What this actually means for different audiences diverges sharply on timing. For data center operators managing infrastructure for AI cloud services, the window is now. Cooling costs in AI data centers have become the second-largest operational expense after power. Legacy HVAC systems waste massive energy on static setpoints. FläktEdge learns actual utilization patterns, ambient conditions, and predictive server loads. Dorney points to AI and cloud services as explicit growth targets. Organizations that deploy by Q4 2026 hit the compliance deadline. Those waiting until 2027 face rushed implementations.
For enterprises smaller than 5,000 employees, the timeline feels different. California's mandate applies to all buildings over 25,000 square feet, and the EU regs scale down similarly. But compliance isn't binary. Early movers establish baseline efficiency metrics that make later compliance audits simpler. There's institutional advantage to implementing when you're not desperate.
Samsung's expansion geography matters too. Dorney mentions new production facilities and field services in India and the US, with Korea as the production template. That's not accidental. India and the US represent the fastest-growing data center regions globally, precisely where cooling optimization drives bottom-line economics. A template factory in Korea means FläktGroup can replicate production at scale—necessary when you're moving from selling components to enterprises to selling integrated infrastructure systems that require regional support.
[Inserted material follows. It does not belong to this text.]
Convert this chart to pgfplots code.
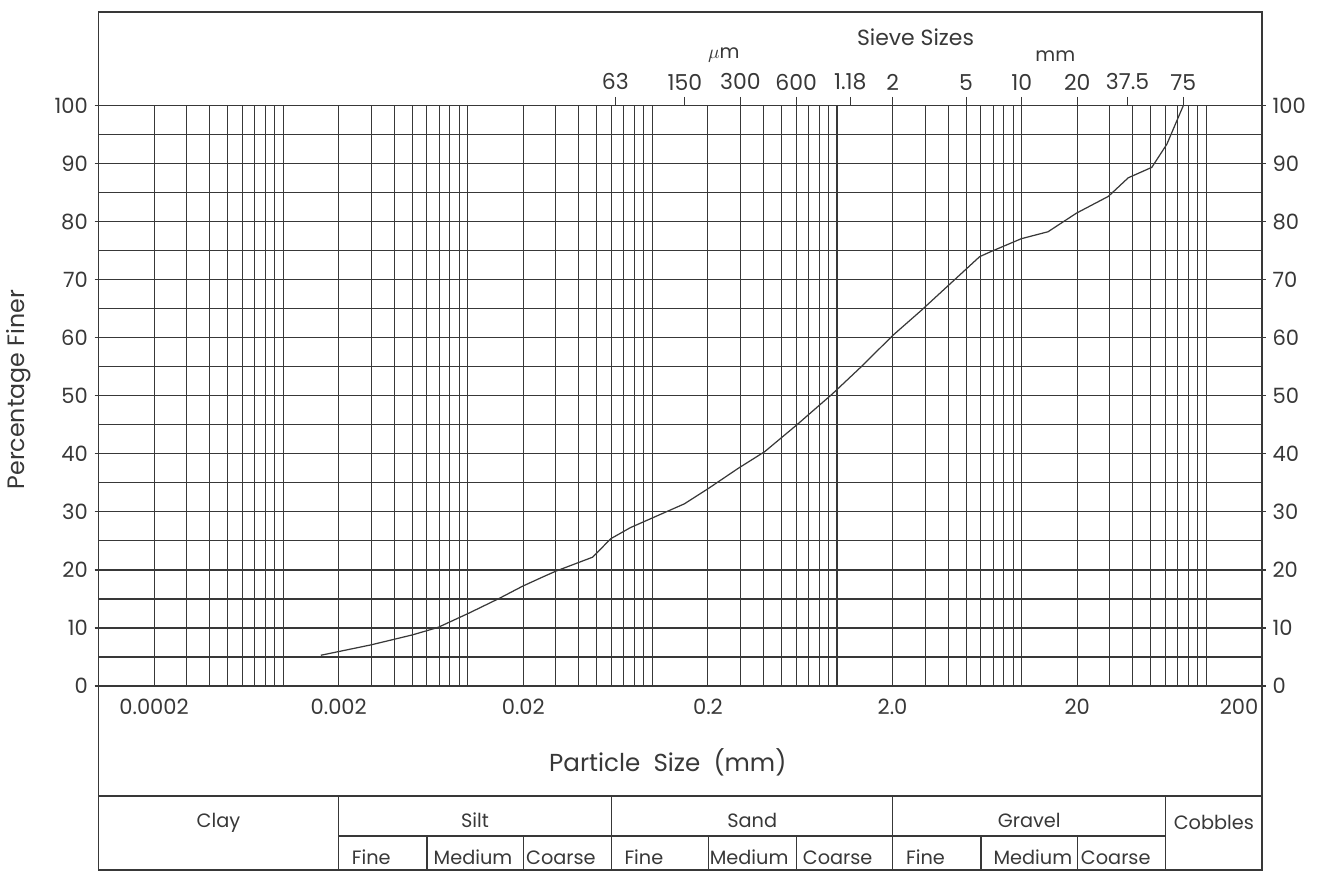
\documentclass[border=0pt]{standalone}
\usepackage{fontspec}
\setmainfont{Poppins}
\usepackage{pgfplots}
\pgfplotsset{compat=1.18}
\definecolor{ink}{gray}{0.22}

% grading curve, particle size (mm) vs percentage finer
\pgfplotstableread{
size pct
0.0016 5.3
0.003 7.1
0.005 8.8
0.0069 10.1
0.0102 12.6
0.0148 15.1
0.0198 17.2
0.0255 18.8
0.030 19.8
0.0474 22.2
0.0596 25.4
0.076 27.3
0.149 31.4
0.2 34.0
0.291 37.5
0.406 40.4
0.605 45.0
0.94 50.3
1.37 55.2
2.0 60.4
2.85 64.7
5.92 74.0
6.84 74.9
9.96 77.1
13.9 78.3
19.8 81.5
29.5 84.4
37.8 87.6
50.7 89.4
61.2 93.4
75 100
}\grading

\begin{document}
\fontsize{11}{13}\selectfont
\begin{tikzpicture}
\begin{axis}[
  scale only axis, width=23.3cm, height=11.62cm,
  at={(1.94cm,-13.74cm)}, anchor=south west,
  xmode=log, xmin=1e-4, xmax=200, ymin=0, ymax=100,
  axis line style={ink, line width=0.7pt},
  tick style={ink, line width=0.6pt},
  ticklabel style={text=ink, font=\fontsize{12}{14}\selectfont},
  /pgf/number format/assume math mode=true,
  xtick={0.0002,0.002,0.02,0.2,2,20,200},
  xticklabels={0.0002,0.002,0.02,0.2,2.0,20,\llap{200\,}},
  major x tick style={draw=none},
  minor xtick={2e-4,3e-4,4e-4,5e-4,6e-4,7e-4,8e-4,9e-4,
    1e-3,2e-3,3e-3,4e-3,5e-3,6e-3,7e-3,8e-3,9e-3,
    1e-2,2e-2,3e-2,4e-2,5e-2,6e-2,7e-2,8e-2,9e-2,
    0.1,0.2,0.3,0.4,0.5,0.6,0.7,0.8,0.9,
    1,2,3,4,5,6,7,8,9,
    10,20,30,40,50,60,70,80,90,100},
  minor x tick style={draw=none},
  xminorgrids,
  ytick={0,10,...,100},
  minor ytick={5,15,...,95},
  minor y tick style={draw=none},
  ymajorgrids, yminorgrids,
  xtick pos=bottom, ytick pos=left,
  tick align=outside, major tick length=0.08cm,
  grid style={ink, line width=0.6pt},
  minor grid style={ink, line width=0.6pt},
  xticklabel style={yshift=-0.04cm},
]
\addplot[ink, line width=0.7pt] table[x=size, y=pct] {\grading};
\end{axis}

% sieve sizes along the top
\begin{axis}[
  scale only axis, width=23.3cm, height=11.62cm,
  at={(1.94cm,-13.74cm)}, anchor=south west,
  xmode=log, xmin=1e-4, xmax=200, ymin=0, ymax=100,
  axis line style={ink, line width=0.7pt},
  tick style={ink, line width=0.6pt},
  ticklabel style={text=ink, font=\fontsize{12.5}{14}\selectfont},
  axis x line*=top, hide y axis,
  xtick={0.063,0.15,0.3,0.6,1.18,2,5,10,20,37.5,75},
  xticklabels={63,150,300,600,1.18,2,5,10,20,37.5,75},
  minor xtick={},
  tick align=outside, major tick length=0.18cm,
]
\end{axis}

% percentages on the right
\begin{axis}[
  scale only axis, width=23.3cm, height=11.62cm,
  at={(1.94cm,-13.74cm)}, anchor=south west,
  xmode=log, xmin=1e-4, xmax=200, ymin=0, ymax=100,
  axis line style={ink, line width=0.7pt},
  tick style={ink, line width=0.6pt},
  ticklabel style={text=ink, font=\fontsize{12}{14}\selectfont},
  /pgf/number format/assume math mode=true,
  axis y line*=right, hide x axis,
  ytick={0,10,...,100}, minor ytick={},
  tick align=outside, major tick length=0.08cm,
]
\end{axis}

\begin{scope}[x=0.02cm, y=-0.02cm, draw=ink, text=ink, line width=0.7pt]
\path (0,0) rectangle (1329,875);
\draw (97,12) rectangle (1262,871);
\draw (97,797) -- (1262,797);
\draw (337.6,837) -- (1165.4,837);
\foreach \x in {337.6,610.7,892.3,1165.4} \draw (\x,797) -- (\x,871);
\foreach \x in {425.8,522.5,707.4,795.6,980.5,1077.2} \draw (\x,837) -- (\x,871);

\node[font=\fontsize{12.5}{15}\selectfont] at (915,37) {Sieve Sizes};
\node at (723,55) {$\mu$m};
\node at (1055,56) {mm};
\node[font=\fontsize{13.5}{15}\selectfont, rotate=90] at (17,390) {Percentage Finer};
\node[font=\fontsize{14}{16}\selectfont] at (667,763) {Particle\ \ Size\ \ (mm)};

\node[anchor=base] at (217,829) {Clay};
\node[anchor=base] at (474,829) {Silt};
\node[anchor=base] at (751.5,829) {Sand};
\node[anchor=base] at (1028.9,829) {Gravel};
\node[anchor=base] at (1213.7,831) {Cobbles};

\node[anchor=base west, inner sep=0pt] at (350,866) {Fine};
\node[anchor=base west, inner sep=0pt] at (432,866) {Medium};
\node[anchor=base west, inner sep=0pt] at (524.5,866) {Coarse};
\node[anchor=base west, inner sep=0pt] at (623,866) {Fine};
\node[anchor=base west, inner sep=0pt] at (708.4,866) {Medium};
\node[anchor=base west, inner sep=0pt] at (801.6,866) {Coarse};
\node[anchor=base west, inner sep=0pt] at (905,866) {Fine};
\node[anchor=base west, inner sep=0pt] at (992.5,866) {Medium};
\node[anchor=base west, inner sep=0pt] at (1080,866) {Coarse};
\end{scope}
\end{tikzpicture}
\end{document}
The 60-year history of HVAC innovation tells you something important. FläktGroup introduced computer room air conditioning (CRAC) units in 1964, and the company treated that as a 60-year competitive moat. But AI doesn't respect moats—it enables leapfrogging. A company with HVAC expertise that suddenly adds real-time predictive analytics and machine learning optimization can obsolete mechanical competitors in a single product cycle. Dorney understands this explicitly: "By combining FläktGroup's HVAC expertise with Samsung's technology leadership, we can create smarter, more connected solutions."
Here's the inflection that hasn't fully propagated yet. Enterprise HVAC transformed from mechanical commodity to regulated intelligence infrastructure in one CEO announcement. The product launches in Q2 2026. The compliance deadline hits January 2027 in the EU. The decision pressure is immediate. For organizations managing facilities in regulated markets, the next six months determine whether you're an early implementer riding the curve or a late adopter managing rushed deployment.
Regulatory timelines create market concentration. Early leaders establish reference installs, build relationships with facility managers, and accumulate the performance data that validates their claims. By the time California's 2028 deadline hits, the market will have largely settled. Samsung and FläktGroup are positioning not just to compete in that market, but to define it.
Samsung's FläktGroup integration marks enterprise HVAC's transition from mechanical efficiency to AI-optimized infrastructure. The inflection point: FläktEdge launches Q2 2026, regulatory compliance deadlines arrive 2027-2028, and the decision window compresses to 12 months. For data center operators and facility managers, evaluation needs to start immediately. For investors, watch Samsung's cross-selling velocity—the aerospace win signals proof of concept. The next threshold: FläktEdge market adoption metrics by Q4 2026. If deployment rates hit 40%+ of new enterprise facility projects, Samsung has established infrastructure leadership. If adoption stalls, regulatory deadlines will force compressed timelines and margin compression. Monitor facility manager procurement signals through 2026.